Steps for forming an anonymous LLC
Now that you have some basic knowledge of what an anonymous LLC is, how it works, and what it offers, let’s talk about the steps for forming an anonymous LLC
Step 1: Figure out a name for your anonymous LLC
Your LLC journey to anonymity starts with choosing the right name for your company.
Since Delaware is the best place to form an anonymous LLC, we’ll use that state as an example. Delaware Code 18-102 regulates the naming of LLCs in the state.
The name of your LLC has to be unique and different from any other active and registered LLC name found in the Delaware Department of State. The name must include the LLC term. According to the state code, LLC owners aren’t allowed to use any term in the name that differs from the type of business.
You can also reserve your preferred name with the state before completing the registration process. You can either do it by sending an application to the Delaware Division of Corporations or online.

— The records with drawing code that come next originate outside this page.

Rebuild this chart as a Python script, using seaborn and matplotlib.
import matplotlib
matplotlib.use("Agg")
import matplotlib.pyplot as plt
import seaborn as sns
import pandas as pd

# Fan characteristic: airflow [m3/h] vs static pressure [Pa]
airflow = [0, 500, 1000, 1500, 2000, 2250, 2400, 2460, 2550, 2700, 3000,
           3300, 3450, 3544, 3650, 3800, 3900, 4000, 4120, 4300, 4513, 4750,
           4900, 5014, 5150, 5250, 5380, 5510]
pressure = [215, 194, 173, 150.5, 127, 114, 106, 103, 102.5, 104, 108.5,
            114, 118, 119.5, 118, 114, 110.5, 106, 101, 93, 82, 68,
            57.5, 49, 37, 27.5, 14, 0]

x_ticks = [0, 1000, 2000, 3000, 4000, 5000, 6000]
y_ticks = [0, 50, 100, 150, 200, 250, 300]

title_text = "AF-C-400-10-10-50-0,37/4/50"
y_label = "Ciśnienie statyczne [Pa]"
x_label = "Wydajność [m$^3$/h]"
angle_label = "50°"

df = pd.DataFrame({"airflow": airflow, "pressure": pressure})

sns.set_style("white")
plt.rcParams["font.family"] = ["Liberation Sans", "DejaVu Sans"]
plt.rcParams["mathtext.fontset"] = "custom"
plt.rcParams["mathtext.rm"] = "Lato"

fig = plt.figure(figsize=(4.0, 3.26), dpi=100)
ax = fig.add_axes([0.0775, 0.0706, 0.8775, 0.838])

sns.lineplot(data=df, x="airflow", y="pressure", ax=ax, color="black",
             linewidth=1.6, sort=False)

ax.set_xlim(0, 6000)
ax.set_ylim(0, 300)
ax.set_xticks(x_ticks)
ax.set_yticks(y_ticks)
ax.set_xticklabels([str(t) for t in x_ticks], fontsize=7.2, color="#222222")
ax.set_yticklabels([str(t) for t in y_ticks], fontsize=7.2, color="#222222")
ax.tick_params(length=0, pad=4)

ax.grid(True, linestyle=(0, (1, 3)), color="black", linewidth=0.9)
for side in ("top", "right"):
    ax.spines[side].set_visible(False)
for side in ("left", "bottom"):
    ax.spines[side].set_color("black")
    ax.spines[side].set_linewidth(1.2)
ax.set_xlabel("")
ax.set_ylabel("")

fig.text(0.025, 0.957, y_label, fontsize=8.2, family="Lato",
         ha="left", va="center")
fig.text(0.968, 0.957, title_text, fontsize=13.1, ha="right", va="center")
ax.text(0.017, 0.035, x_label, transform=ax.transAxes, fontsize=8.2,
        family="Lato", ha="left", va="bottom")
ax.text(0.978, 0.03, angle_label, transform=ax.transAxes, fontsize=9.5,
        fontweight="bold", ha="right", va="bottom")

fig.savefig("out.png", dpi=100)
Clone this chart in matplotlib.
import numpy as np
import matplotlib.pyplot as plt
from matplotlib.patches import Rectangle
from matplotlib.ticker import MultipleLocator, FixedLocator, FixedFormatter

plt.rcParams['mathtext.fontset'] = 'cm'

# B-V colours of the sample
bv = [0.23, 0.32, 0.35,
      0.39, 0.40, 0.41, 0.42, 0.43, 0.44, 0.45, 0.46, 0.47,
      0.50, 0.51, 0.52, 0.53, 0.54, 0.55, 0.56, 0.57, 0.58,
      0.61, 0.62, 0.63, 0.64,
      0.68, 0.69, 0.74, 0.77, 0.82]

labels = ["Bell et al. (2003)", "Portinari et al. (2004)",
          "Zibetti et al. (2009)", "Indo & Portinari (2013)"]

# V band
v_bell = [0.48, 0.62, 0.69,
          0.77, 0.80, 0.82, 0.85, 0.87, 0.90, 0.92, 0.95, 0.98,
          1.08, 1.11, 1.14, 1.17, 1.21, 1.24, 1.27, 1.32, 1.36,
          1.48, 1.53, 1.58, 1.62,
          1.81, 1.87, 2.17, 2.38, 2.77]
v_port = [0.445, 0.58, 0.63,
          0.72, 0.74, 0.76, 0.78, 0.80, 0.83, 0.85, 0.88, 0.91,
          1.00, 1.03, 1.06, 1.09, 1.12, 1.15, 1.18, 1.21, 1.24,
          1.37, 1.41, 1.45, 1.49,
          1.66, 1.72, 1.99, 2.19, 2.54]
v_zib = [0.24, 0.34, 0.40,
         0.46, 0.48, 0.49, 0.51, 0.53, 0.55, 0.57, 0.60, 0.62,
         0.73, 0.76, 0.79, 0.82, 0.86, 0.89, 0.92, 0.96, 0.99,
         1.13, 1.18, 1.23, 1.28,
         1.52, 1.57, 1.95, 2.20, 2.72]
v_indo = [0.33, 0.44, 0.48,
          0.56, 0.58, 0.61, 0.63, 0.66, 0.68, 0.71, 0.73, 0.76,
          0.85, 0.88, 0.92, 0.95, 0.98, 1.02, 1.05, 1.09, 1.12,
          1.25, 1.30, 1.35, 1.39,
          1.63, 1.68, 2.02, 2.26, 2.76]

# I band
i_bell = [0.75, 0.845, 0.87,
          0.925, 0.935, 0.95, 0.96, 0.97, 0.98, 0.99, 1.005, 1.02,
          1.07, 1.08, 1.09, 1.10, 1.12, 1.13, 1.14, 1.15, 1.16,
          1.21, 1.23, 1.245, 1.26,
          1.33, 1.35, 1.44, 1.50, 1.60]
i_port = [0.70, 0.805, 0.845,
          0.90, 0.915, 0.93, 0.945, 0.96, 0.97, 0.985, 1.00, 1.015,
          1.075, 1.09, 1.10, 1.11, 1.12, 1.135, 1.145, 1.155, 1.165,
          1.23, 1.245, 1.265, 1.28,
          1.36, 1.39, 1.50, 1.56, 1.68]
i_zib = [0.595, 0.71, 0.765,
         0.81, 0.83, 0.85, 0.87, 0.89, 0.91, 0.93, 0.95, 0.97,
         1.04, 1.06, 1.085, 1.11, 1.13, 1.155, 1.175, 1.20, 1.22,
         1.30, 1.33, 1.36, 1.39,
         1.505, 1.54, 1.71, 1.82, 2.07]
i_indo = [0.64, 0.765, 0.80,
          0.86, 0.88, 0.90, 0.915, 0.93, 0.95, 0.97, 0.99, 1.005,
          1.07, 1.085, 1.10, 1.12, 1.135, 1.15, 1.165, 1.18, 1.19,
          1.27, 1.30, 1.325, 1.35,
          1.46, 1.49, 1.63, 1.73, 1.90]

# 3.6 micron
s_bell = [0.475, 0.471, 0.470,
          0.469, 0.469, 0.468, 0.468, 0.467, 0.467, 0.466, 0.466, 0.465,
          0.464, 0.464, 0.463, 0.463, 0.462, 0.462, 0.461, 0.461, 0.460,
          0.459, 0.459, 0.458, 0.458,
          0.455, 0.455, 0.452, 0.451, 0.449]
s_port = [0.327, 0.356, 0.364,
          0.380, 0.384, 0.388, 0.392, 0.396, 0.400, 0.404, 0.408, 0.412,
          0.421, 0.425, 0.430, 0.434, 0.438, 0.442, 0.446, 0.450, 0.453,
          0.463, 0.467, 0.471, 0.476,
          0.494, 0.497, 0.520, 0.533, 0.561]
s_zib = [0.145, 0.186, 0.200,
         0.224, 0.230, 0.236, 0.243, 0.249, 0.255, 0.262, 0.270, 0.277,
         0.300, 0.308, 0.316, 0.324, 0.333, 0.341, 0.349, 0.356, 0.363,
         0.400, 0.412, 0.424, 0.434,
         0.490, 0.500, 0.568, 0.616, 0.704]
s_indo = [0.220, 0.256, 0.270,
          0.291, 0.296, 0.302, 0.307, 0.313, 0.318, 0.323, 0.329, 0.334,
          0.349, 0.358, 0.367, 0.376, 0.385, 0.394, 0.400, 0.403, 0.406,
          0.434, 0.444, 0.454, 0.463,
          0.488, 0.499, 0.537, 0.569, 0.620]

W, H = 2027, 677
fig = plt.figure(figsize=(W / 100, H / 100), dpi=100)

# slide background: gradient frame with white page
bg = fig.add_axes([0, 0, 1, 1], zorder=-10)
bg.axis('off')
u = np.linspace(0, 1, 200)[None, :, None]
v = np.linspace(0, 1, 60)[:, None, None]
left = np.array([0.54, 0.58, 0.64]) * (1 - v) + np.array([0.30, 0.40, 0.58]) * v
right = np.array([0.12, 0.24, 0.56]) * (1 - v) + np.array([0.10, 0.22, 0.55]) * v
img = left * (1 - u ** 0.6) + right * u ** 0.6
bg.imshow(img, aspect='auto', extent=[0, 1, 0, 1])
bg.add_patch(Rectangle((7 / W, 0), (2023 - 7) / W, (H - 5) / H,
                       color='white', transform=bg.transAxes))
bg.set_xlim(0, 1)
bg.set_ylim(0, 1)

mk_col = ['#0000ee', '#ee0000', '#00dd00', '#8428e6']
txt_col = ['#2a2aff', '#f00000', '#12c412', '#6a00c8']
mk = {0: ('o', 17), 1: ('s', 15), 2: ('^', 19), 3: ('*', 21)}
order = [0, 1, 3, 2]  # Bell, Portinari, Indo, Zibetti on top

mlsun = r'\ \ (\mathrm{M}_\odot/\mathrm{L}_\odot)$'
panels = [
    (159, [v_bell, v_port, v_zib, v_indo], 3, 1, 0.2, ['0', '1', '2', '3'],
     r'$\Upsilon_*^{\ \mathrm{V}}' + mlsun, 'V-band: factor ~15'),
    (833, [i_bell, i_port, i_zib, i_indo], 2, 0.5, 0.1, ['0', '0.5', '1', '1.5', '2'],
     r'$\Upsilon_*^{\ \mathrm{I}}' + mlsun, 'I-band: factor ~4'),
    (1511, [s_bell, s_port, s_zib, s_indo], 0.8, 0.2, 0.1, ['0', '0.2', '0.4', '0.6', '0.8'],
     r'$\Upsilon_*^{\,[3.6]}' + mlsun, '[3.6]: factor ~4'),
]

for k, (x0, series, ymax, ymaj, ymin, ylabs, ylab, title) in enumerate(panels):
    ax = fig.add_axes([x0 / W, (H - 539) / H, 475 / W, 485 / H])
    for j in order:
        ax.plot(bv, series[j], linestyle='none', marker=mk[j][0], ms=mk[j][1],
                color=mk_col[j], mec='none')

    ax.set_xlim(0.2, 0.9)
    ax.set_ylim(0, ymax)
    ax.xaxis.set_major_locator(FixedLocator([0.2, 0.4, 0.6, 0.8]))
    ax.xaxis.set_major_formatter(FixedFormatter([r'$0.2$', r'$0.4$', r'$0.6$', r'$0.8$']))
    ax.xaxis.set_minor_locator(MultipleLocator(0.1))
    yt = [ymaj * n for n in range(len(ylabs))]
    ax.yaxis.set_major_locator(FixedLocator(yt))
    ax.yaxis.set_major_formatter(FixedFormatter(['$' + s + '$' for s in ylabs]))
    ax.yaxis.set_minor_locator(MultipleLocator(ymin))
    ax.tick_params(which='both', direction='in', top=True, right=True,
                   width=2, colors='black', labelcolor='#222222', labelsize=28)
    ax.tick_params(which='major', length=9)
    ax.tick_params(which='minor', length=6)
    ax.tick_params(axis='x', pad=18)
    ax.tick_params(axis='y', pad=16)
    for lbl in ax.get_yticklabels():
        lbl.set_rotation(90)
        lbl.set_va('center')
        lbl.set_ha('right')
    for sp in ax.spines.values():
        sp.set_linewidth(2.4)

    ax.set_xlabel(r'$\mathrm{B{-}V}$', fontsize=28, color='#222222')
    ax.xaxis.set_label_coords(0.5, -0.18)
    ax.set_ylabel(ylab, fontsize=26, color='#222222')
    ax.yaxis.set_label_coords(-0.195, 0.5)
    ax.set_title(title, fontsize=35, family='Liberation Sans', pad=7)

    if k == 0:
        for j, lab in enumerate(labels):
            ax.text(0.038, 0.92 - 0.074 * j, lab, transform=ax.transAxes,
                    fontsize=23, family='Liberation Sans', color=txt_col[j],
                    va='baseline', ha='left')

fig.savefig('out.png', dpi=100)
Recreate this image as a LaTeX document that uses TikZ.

Step 2: Find a registered agent
A registered agent plays a vital role in keeping your LLC anonymous. They are the initial recipients of all business communications and official notices sent to your LLC.
A registered agent is in charge of forwarding all documents and communications to your LLC and signs all documents on your behalf, thus keeping your identity anonymous.
Step 3: Gather all of the required documentation
To form an anonymous LLC in Delaware, you’ll need to collect all of the required paperwork and file the documentation with the state. All registrants must have the LLC’s Certificate of Formation ready for presentation in a printed format.
You can find the required printed form on the official website of the Department of State. Simply visit the site, find the form, fill out the necessary information, print it, and send it along with a filing memo to the Delaware Division of Corporation.
Step 4: File it with the specific state authorities
Once you have all of the required documentation, file it with the state authorities of your choosing. Every state has a filing fee:
- Delaware – requires the LLC’s Certificate of Formation on paper and the filing memo ($90 filing fee);
- Nevada – requires an ePayment Checklist (if you’re paying by debit or credit card), a Customer Order Form, and an LLC’s Article of Organization ($75 filing fee);
- New Mexico – file LLC’s Articles of Organization ($50 filing fee);
- Wyoming – applicants need an LLC’s Article of Organization ($100 filing fee).
Forming an LLC outside of Delaware, Wyoming, Nevada, and New Mexico
If you don’t wish to form an anonymous LLC in the states that we mentioned above, it’s possible to do it in other states.
However, since other states don’t allow the level of anonymity you require, the formation will involve some extra steps.
Making your LLC ownership private requires you to form a single-member LLC in any of the four states on our list and one in your home state. You’ll need to hire a business attorney or an LLC formation service to help you with compliance by drafting an operating agreement.
Your registered agent will use their own physical address to enter your LLC into the register. When someone tries to find out who the owner is, all they’ll get is another LLC.
If you need help with forming an LLC in your state, you can find all the necessary information here.
If you live in Wyoming, New Mexico, Nevada, or Delaware, you can deal directly with an anonymous company with limited liability. You can also do this in other states, but that requires completing a few extra steps since other states don’t allow anonymous LLC owners.
While this type of LLC provides a certain level of privacy, the anonymity you receive only protects your information from the public.
Financial and government institutions (IRS and banks) will still know who the owner of the LLC is. Even as an anonymous owner of an LLC, you’re required to pay federal or state taxes when they are due.